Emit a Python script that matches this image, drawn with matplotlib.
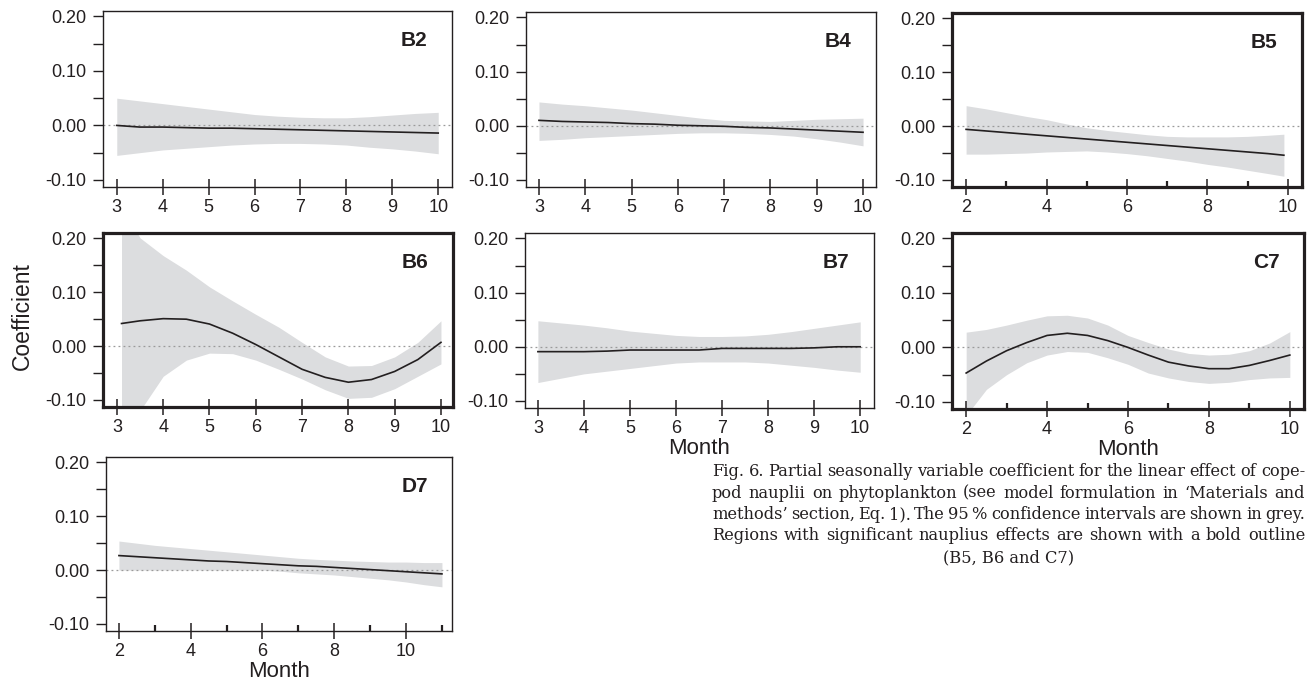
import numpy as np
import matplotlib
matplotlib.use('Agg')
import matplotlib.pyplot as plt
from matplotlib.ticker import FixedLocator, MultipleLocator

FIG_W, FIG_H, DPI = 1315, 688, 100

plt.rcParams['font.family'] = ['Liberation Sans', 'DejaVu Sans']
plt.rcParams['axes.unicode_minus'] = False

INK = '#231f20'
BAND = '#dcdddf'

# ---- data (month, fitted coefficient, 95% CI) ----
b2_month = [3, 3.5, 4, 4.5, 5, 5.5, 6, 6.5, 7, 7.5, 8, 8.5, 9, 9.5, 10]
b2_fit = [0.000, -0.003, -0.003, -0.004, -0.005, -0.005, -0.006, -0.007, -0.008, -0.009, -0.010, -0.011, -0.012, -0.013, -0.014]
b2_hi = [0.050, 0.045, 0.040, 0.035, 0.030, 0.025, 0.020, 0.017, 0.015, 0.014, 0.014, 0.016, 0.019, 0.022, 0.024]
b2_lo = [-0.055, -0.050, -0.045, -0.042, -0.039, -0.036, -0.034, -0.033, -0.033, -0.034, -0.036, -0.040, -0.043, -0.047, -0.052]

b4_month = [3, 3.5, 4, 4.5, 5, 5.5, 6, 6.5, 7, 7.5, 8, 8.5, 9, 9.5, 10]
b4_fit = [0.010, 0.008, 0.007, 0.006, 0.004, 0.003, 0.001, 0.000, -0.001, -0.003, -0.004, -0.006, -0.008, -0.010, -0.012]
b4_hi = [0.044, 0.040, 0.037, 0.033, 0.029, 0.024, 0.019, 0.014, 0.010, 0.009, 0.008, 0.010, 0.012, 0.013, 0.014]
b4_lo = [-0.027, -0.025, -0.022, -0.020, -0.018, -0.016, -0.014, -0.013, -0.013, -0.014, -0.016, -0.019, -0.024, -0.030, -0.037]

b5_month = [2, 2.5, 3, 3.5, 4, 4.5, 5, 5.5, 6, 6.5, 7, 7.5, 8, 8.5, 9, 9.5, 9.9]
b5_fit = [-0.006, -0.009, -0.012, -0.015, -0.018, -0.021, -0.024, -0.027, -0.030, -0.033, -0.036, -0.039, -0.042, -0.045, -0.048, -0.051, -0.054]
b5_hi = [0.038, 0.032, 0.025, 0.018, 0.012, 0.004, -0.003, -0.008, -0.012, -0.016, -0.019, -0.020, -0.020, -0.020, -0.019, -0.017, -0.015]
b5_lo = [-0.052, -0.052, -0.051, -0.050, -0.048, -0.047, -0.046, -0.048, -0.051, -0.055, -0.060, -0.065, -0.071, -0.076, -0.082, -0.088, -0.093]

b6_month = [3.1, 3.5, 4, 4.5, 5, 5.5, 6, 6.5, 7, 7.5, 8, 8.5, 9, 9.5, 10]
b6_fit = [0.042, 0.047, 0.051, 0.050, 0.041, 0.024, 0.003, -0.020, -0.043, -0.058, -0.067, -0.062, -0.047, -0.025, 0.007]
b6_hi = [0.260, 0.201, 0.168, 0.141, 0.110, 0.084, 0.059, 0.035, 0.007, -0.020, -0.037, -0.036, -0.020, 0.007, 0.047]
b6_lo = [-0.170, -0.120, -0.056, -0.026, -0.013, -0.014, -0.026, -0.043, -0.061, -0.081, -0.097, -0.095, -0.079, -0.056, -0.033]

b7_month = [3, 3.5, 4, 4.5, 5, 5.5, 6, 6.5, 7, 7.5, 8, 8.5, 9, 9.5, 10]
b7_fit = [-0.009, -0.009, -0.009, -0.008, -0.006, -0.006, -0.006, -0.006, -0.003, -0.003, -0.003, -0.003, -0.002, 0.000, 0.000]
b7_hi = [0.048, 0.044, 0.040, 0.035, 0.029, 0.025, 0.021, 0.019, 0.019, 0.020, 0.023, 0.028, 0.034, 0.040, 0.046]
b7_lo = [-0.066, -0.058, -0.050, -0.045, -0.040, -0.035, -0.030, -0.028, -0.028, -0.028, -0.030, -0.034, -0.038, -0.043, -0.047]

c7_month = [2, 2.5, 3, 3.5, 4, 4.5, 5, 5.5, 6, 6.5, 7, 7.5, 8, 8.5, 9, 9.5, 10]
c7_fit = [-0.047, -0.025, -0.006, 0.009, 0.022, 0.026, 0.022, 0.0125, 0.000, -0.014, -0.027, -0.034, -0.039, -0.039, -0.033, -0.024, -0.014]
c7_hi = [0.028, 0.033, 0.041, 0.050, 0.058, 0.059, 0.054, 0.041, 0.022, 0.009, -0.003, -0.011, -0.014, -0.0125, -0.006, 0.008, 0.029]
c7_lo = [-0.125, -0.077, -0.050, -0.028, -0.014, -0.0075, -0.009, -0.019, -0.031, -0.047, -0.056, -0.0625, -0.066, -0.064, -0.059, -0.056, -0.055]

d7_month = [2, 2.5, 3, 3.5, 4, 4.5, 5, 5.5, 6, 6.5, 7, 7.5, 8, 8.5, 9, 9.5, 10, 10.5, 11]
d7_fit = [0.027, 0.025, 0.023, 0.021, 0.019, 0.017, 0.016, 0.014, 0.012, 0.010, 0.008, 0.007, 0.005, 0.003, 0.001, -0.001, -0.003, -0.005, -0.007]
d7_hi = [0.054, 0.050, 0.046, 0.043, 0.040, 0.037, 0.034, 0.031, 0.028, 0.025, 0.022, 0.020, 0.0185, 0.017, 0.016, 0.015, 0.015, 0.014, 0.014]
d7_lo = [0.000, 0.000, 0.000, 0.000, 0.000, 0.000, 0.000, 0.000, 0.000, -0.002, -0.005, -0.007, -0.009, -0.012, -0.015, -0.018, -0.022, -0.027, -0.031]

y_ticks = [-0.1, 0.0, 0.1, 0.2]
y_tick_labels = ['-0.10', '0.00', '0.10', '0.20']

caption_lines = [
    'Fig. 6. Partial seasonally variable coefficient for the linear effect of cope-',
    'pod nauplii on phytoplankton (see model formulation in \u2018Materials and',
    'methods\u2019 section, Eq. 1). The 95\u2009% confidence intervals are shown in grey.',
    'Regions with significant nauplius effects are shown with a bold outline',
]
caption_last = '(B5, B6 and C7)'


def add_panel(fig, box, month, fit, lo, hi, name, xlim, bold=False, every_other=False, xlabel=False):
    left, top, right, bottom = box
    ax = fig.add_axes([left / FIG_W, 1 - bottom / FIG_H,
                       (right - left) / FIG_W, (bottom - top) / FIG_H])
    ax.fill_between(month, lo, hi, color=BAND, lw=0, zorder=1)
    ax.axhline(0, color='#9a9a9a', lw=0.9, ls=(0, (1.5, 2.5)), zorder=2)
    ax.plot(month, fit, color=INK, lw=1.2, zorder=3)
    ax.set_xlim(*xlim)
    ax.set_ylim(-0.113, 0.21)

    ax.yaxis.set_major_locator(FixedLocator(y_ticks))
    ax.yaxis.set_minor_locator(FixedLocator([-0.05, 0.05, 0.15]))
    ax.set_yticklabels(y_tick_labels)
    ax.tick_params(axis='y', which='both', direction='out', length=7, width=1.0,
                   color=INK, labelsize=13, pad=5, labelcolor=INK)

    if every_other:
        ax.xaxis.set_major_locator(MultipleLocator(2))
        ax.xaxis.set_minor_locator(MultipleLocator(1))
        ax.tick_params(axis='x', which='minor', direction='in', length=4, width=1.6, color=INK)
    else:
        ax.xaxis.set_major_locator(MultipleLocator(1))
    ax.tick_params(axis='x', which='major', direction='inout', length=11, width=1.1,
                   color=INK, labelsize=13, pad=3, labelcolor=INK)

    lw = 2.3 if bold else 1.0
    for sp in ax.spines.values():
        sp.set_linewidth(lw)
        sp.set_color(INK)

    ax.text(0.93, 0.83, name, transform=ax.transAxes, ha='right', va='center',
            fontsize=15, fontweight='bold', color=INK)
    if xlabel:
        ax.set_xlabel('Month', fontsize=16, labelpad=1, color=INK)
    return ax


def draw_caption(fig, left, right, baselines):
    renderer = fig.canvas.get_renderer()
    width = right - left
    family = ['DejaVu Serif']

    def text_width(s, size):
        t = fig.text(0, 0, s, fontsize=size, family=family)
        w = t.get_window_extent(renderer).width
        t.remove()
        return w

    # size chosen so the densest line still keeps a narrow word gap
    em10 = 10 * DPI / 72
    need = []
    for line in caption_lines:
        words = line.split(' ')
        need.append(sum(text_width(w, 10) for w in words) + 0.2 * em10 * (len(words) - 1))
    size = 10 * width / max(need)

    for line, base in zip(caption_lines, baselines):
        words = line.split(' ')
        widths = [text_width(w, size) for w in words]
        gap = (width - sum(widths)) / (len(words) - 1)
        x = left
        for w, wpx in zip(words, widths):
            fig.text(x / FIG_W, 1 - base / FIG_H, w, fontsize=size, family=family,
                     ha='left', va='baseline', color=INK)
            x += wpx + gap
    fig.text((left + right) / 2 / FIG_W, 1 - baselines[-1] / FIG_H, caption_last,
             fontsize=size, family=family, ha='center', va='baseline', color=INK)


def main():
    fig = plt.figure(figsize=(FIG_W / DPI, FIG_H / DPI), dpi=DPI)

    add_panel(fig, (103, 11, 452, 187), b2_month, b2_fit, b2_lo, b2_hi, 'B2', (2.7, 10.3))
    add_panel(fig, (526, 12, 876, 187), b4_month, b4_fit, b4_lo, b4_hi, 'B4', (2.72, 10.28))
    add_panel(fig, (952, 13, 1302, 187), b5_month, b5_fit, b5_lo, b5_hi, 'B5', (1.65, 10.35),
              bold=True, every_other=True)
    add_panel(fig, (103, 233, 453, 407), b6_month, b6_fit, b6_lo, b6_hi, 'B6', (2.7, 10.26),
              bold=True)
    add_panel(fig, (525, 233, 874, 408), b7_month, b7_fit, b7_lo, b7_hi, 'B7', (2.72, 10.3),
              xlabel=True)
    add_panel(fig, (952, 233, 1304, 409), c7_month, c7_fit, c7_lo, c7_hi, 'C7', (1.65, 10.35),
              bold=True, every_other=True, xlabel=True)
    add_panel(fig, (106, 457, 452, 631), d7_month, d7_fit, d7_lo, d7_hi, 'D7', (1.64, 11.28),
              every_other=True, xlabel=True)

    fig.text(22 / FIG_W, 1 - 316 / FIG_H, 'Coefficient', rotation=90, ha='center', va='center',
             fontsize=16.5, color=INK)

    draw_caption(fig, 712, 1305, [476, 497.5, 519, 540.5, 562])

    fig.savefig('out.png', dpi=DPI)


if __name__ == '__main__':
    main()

----

— Request —
What is the number of lines that hold the string "with"? Give it alone.

— Response for this exercise —
2